These three alleged badges of fraud—Mott and Foster were insiders at the time of the Agreements, the transferors were insolvent at the time of the Agreements, and the Agreements involved the transferor's purchase of worthless interests—are sufficient to allege that the Agreements were actually fraudulent.

B. Constructive Fraud

Section 548(a)(1)(B) provides a tool for a trustee to recover constructively fraudulent transfers if the debtor

(i) received less than a reasonably equivalent value in exchange for such transfer or obligation; and

(ii) (I) was insolvent on the date that such transfer was made or such obligation was incurred, or became insolvent as a result of such transfer or obligation;

(II) was engaged in business or a transaction, or was about to engage in business or a transaction, for which any property remaining with the debtor was an unreasonably small capital;

(III) intended to incur, or believed that the debtor would incur, debts that would be beyond the debtor's ability to pay as such debts matured; or

(IV) made such transfer to or for the benefit of an insider, or incurred such obligation to or for the benefit of an insider, under an employment contract and not in the ordinary course of business.

11 U.S.C. § 548(a)(1)(B).

As discussed above, Trustee has sufficiently alleged that the DBSI enterprise was insolvent at the time of the Agreement. In addition, he has sufficiently alleged that the DBSI enterprise received less than reasonably equivalent value for the money it paid in the Agreements. Accordingly, the Complaints have adequately alleged that the Agreements were constructively fraudulent transfers.

C. Idaho Law

Idaho law similarly provides statutory means to recover transfers that are either actually or constructively fraudulent to creditors, including those who were creditors at the time of the transfer and those that became creditors subsequently. Idaho Code § 55–906 (voiding all transfers made with the intent to delay or defraud any creditor); § 55–913 (actual and constructive fraudulent transfers as to present and future creditors); § 55–914 (constructive fraudulent transfer as to present creditors); § 55–916 (providing creditors' remedies for fraudulent transfers).

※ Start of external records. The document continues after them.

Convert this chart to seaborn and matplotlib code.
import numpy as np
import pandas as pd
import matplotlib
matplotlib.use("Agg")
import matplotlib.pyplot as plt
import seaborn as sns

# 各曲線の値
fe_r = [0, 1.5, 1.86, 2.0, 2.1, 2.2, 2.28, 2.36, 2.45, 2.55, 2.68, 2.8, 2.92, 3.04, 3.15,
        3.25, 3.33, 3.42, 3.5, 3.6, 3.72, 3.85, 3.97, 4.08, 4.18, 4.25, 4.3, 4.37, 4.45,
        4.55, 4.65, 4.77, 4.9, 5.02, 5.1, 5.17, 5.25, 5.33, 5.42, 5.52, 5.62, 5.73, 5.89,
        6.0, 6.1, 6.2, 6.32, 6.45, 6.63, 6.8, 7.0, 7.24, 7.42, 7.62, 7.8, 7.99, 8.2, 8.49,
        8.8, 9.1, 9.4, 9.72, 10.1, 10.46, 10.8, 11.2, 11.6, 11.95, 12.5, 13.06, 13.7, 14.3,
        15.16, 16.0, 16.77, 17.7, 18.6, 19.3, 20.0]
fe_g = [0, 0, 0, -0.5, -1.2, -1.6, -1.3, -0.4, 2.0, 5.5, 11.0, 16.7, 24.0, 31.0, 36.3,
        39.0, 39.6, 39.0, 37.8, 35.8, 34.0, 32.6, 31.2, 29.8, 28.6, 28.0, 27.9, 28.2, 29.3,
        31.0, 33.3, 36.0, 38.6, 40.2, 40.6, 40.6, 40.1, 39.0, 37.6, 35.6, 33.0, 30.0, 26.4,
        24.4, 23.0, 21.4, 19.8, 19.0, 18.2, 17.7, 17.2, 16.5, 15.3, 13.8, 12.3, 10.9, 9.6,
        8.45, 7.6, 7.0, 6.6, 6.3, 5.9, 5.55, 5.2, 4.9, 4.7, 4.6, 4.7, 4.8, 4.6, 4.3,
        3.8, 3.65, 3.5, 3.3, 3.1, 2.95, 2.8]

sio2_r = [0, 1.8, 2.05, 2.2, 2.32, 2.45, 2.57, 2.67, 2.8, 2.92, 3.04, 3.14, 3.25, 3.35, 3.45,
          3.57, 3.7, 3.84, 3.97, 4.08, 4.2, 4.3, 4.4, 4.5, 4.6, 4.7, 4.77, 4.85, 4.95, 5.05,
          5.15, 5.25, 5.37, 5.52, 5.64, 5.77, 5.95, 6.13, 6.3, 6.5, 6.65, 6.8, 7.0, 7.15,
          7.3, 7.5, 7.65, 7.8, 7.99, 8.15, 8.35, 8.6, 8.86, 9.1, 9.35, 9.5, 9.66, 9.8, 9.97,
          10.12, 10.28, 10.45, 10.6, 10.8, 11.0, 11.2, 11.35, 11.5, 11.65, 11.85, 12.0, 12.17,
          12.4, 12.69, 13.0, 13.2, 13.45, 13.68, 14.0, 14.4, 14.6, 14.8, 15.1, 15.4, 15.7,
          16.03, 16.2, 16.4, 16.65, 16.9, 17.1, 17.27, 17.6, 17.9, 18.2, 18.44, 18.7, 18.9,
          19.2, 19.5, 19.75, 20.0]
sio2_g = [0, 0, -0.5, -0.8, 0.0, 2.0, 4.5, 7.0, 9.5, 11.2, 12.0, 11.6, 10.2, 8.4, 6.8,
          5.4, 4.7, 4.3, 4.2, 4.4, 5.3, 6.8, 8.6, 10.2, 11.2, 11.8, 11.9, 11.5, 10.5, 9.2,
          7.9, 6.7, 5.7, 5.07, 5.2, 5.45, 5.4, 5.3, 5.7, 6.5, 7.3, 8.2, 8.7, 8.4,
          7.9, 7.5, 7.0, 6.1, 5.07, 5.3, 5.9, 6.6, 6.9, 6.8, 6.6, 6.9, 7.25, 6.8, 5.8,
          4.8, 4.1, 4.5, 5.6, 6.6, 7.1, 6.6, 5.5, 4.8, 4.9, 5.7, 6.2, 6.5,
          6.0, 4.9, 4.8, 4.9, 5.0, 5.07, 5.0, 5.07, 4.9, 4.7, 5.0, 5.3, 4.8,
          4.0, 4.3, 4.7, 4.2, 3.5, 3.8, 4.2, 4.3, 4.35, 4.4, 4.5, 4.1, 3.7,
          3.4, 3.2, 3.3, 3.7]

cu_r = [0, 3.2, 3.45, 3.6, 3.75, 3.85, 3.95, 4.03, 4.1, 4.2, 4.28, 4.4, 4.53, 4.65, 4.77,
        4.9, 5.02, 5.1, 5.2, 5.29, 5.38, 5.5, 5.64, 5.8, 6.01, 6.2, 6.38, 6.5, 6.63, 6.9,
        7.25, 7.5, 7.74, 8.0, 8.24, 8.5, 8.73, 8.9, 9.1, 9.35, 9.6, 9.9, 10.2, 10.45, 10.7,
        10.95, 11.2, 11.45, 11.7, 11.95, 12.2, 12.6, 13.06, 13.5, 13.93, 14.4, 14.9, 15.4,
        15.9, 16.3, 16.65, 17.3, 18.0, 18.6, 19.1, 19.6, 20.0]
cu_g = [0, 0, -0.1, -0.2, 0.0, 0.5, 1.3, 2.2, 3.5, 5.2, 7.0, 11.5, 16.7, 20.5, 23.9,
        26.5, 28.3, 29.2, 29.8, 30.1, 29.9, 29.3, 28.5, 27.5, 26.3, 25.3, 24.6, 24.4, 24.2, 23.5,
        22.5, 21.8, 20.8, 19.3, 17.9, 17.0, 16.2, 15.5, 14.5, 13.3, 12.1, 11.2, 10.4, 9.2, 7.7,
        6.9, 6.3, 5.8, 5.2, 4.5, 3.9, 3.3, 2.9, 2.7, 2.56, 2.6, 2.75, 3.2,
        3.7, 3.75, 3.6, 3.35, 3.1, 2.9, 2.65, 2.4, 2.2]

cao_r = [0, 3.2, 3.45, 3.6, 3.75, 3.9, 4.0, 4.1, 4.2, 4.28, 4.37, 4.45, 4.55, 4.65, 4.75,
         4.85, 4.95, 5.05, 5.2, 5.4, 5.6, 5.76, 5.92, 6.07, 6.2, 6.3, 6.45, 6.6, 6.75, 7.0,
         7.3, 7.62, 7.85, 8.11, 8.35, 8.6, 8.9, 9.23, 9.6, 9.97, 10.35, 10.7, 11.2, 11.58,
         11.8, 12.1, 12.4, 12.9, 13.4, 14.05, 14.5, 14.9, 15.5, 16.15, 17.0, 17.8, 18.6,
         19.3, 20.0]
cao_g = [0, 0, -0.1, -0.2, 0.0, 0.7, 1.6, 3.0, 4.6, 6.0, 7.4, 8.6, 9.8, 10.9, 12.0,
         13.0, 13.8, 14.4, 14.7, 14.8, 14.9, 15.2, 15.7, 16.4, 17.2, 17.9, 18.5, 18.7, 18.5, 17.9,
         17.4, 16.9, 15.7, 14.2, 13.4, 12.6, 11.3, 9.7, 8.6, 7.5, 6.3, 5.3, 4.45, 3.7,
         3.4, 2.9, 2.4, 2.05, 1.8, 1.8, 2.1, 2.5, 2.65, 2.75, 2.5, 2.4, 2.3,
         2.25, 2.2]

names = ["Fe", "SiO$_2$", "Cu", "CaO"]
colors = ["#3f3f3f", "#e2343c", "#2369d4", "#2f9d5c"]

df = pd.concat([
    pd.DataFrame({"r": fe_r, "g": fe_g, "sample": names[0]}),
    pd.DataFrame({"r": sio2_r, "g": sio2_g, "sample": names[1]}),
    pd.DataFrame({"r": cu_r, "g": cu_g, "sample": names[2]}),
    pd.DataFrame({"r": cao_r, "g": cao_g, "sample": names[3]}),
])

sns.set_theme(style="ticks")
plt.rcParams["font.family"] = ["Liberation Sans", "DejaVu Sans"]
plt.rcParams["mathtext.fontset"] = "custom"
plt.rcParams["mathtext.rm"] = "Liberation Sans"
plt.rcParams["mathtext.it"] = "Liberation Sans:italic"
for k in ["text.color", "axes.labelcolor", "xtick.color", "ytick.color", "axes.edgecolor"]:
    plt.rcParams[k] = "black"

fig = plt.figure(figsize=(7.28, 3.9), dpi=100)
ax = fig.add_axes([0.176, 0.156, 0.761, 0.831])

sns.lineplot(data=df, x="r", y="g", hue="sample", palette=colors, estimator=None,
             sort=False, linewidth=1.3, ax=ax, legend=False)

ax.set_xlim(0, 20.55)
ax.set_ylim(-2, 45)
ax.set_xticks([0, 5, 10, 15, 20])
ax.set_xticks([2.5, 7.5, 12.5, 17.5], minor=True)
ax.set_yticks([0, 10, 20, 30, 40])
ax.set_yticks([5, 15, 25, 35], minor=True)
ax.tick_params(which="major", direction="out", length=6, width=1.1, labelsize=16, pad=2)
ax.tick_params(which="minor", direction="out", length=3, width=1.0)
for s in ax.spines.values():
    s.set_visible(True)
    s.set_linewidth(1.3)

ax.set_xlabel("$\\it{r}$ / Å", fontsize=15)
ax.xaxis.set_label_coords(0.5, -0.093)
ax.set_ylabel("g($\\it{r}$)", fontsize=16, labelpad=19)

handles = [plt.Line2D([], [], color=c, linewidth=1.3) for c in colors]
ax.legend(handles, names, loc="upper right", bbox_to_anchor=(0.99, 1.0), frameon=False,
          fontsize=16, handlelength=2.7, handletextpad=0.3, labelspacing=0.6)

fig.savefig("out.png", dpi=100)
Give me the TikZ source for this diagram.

While these causes of action mirror those available under § 548, Idaho law permits Trustee to recover payments made within four years of the petition date, as compared to § 548's two-year period. Idaho Code § 55–918; see In re Hodge, 220 B.R. 386, 389 n. 1 (D.Idaho 1998). The one exception to this rule is that Idaho law requires that transfers to insiders may be recovered for present creditors under § 55–914(2) only within one year of the transfer. Idaho Code § 55–918(3).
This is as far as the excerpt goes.